• Data:
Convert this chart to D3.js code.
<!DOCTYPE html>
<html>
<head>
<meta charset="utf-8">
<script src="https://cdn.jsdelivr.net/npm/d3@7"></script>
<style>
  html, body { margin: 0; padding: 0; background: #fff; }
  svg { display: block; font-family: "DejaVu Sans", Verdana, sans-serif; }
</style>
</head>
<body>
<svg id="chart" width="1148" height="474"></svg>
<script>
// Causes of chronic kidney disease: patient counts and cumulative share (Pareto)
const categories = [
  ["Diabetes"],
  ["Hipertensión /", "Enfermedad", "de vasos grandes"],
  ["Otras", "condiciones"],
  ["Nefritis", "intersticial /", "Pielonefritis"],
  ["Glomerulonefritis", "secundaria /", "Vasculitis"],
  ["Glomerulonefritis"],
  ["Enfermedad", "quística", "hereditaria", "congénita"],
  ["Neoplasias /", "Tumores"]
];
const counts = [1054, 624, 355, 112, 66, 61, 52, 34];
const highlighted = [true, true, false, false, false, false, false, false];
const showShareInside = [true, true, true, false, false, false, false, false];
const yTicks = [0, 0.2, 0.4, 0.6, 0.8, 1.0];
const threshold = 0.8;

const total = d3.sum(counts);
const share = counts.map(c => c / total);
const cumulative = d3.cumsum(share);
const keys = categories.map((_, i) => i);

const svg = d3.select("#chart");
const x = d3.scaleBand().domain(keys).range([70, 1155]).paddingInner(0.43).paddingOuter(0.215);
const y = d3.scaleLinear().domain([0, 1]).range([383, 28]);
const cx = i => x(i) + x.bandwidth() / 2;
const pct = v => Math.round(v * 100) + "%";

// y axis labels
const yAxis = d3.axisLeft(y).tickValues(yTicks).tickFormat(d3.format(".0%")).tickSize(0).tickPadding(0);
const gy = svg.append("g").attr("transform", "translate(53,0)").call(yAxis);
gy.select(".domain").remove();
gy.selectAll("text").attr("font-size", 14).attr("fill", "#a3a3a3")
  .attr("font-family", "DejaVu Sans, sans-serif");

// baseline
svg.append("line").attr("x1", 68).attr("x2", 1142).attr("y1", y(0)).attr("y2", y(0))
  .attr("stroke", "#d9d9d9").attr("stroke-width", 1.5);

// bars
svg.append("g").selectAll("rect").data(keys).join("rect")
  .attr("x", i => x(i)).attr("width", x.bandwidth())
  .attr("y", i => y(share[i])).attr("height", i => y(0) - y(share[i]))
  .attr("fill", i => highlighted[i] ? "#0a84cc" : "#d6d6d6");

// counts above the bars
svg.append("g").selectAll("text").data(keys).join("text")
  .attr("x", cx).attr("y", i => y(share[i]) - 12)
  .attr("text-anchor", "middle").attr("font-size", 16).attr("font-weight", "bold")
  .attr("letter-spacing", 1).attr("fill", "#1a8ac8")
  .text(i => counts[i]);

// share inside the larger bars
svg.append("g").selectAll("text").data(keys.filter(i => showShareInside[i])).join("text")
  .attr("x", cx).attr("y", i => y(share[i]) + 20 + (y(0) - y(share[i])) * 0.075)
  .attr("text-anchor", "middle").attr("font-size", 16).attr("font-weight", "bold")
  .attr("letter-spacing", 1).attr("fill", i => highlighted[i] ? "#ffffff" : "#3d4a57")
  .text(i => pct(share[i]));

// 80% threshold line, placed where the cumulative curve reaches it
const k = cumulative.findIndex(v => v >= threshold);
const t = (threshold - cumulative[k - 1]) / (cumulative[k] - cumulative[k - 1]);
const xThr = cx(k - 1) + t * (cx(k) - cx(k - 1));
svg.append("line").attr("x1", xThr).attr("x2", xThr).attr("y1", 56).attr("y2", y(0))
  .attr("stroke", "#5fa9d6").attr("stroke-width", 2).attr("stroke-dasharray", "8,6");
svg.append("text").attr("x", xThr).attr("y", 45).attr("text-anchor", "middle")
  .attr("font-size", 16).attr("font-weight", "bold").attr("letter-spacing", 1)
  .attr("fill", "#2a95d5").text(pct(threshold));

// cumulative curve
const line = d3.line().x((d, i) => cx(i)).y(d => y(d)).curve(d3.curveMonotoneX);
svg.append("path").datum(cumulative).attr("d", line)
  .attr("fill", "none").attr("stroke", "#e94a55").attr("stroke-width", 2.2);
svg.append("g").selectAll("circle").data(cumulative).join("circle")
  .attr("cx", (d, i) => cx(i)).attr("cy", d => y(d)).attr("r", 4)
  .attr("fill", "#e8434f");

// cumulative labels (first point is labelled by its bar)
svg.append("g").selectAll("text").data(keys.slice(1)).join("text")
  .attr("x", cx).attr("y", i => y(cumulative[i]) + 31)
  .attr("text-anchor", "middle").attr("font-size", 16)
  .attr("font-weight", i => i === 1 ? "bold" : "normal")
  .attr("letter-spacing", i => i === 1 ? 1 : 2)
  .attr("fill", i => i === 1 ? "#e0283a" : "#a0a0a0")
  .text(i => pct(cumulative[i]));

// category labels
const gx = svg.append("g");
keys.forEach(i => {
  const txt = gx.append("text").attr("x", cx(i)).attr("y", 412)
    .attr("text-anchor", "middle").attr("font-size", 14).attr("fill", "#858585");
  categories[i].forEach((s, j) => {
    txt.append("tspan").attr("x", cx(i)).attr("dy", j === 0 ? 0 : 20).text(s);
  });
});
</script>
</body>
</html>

• Instruction:
Extract all of the data exactly as written.

• Exercise solution:
Convert this chart to D3.js code.
<!DOCTYPE html>
<html>
<head>
<meta charset="utf-8">
<script src="https://cdn.jsdelivr.net/npm/d3@7"></script>
<style>
  html, body { margin: 0; padding: 0; background: #fff; }
  svg { display: block; font-family: "DejaVu Sans", Verdana, sans-serif; }
</style>
</head>
<body>
<svg id="chart" width="1148" height="474"></svg>
<script>
// Causes of chronic kidney disease: patient counts and cumulative share (Pareto)
const categories = [
  ["Diabetes"],
  ["Hipertensión /", "Enfermedad", "de vasos grandes"],
  ["Otras", "condiciones"],
  ["Nefritis", "intersticial /", "Pielonefritis"],
  ["Glomerulonefritis", "secundaria /", "Vasculitis"],
  ["Glomerulonefritis"],
  ["Enfermedad", "quística", "hereditaria", "congénita"],
  ["Neoplasias /", "Tumores"]
];
const counts = [1054, 624, 355, 112, 66, 61, 52, 34];
const highlighted = [true, true, false, false, false, false, false, false];
const showShareInside = [true, true, true, false, false, false, false, false];
const yTicks = [0, 0.2, 0.4, 0.6, 0.8, 1.0];
const threshold = 0.8;

const total = d3.sum(counts);
const share = counts.map(c => c / total);
const cumulative = d3.cumsum(share);
const keys = categories.map((_, i) => i);

const svg = d3.select("#chart");
const x = d3.scaleBand().domain(keys).range([70, 1155]).paddingInner(0.43).paddingOuter(0.215);
const y = d3.scaleLinear().domain([0, 1]).range([383, 28]);
const cx = i => x(i) + x.bandwidth() / 2;
const pct = v => Math.round(v * 100) + "%";

// y axis labels
const yAxis = d3.axisLeft(y).tickValues(yTicks).tickFormat(d3.format(".0%")).tickSize(0).tickPadding(0);
const gy = svg.append("g").attr("transform", "translate(53,0)").call(yAxis);
gy.select(".domain").remove();
gy.selectAll("text").attr("font-size", 14).attr("fill", "#a3a3a3")
  .attr("font-family", "DejaVu Sans, sans-serif");

// baseline
svg.append("line").attr("x1", 68).attr("x2", 1142).attr("y1", y(0)).attr("y2", y(0))
  .attr("stroke", "#d9d9d9").attr("stroke-width", 1.5);

// bars
svg.append("g").selectAll("rect").data(keys).join("rect")
  .attr("x", i => x(i)).attr("width", x.bandwidth())
  .attr("y", i => y(share[i])).attr("height", i => y(0) - y(share[i]))
  .attr("fill", i => highlighted[i] ? "#0a84cc" : "#d6d6d6");

// counts above the bars
svg.append("g").selectAll("text").data(keys).join("text")
  .attr("x", cx).attr("y", i => y(share[i]) - 12)
  .attr("text-anchor", "middle").attr("font-size", 16).attr("font-weight", "bold")
  .attr("letter-spacing", 1).attr("fill", "#1a8ac8")
  .text(i => counts[i]);

// share inside the larger bars
svg.append("g").selectAll("text").data(keys.filter(i => showShareInside[i])).join("text")
  .attr("x", cx).attr("y", i => y(share[i]) + 20 + (y(0) - y(share[i])) * 0.075)
  .attr("text-anchor", "middle").attr("font-size", 16).attr("font-weight", "bold")
  .attr("letter-spacing", 1).attr("fill", i => highlighted[i] ? "#ffffff" : "#3d4a57")
  .text(i => pct(share[i]));

// 80% threshold line, placed where the cumulative curve reaches it
const k = cumulative.findIndex(v => v >= threshold);
const t = (threshold - cumulative[k - 1]) / (cumulative[k] - cumulative[k - 1]);
const xThr = cx(k - 1) + t * (cx(k) - cx(k - 1));
svg.append("line").attr("x1", xThr).attr("x2", xThr).attr("y1", 56).attr("y2", y(0))
  .attr("stroke", "#5fa9d6").attr("stroke-width", 2).attr("stroke-dasharray", "8,6");
svg.append("text").attr("x", xThr).attr("y", 45).attr("text-anchor", "middle")
  .attr("font-size", 16).attr("font-weight", "bold").attr("letter-spacing", 1)
  .attr("fill", "#2a95d5").text(pct(threshold));

// cumulative curve
const line = d3.line().x((d, i) => cx(i)).y(d => y(d)).curve(d3.curveMonotoneX);
svg.append("path").datum(cumulative).attr("d", line)
  .attr("fill", "none").attr("stroke", "#e94a55").attr("stroke-width", 2.2);
svg.append("g").selectAll("circle").data(cumulative).join("circle")
  .attr("cx", (d, i) => cx(i)).attr("cy", d => y(d)).attr("r", 4)
  .attr("fill", "#e8434f");

// cumulative labels (first point is labelled by its bar)
svg.append("g").selectAll("text").data(keys.slice(1)).join("text")
  .attr("x", cx).attr("y", i => y(cumulative[i]) + 31)
  .attr("text-anchor", "middle").attr("font-size", 16)
  .attr("font-weight", i => i === 1 ? "bold" : "normal")
  .attr("letter-spacing", i => i === 1 ? 1 : 2)
  .attr("fill", i => i === 1 ? "#e0283a" : "#a0a0a0")
  .text(i => pct(cumulative[i]));

// category labels
const gx = svg.append("g");
keys.forEach(i => {
  const txt = gx.append("text").attr("x", cx(i)).attr("y", 412)
    .attr("text-anchor", "middle").attr("font-size", 14).attr("fill", "#858585");
  categories[i].forEach((s, j) => {
    txt.append("tspan").attr("x", cx(i)).attr("dy", j === 0 ? 0 : 20).text(s);
  });
});
</script>
</body>
</html>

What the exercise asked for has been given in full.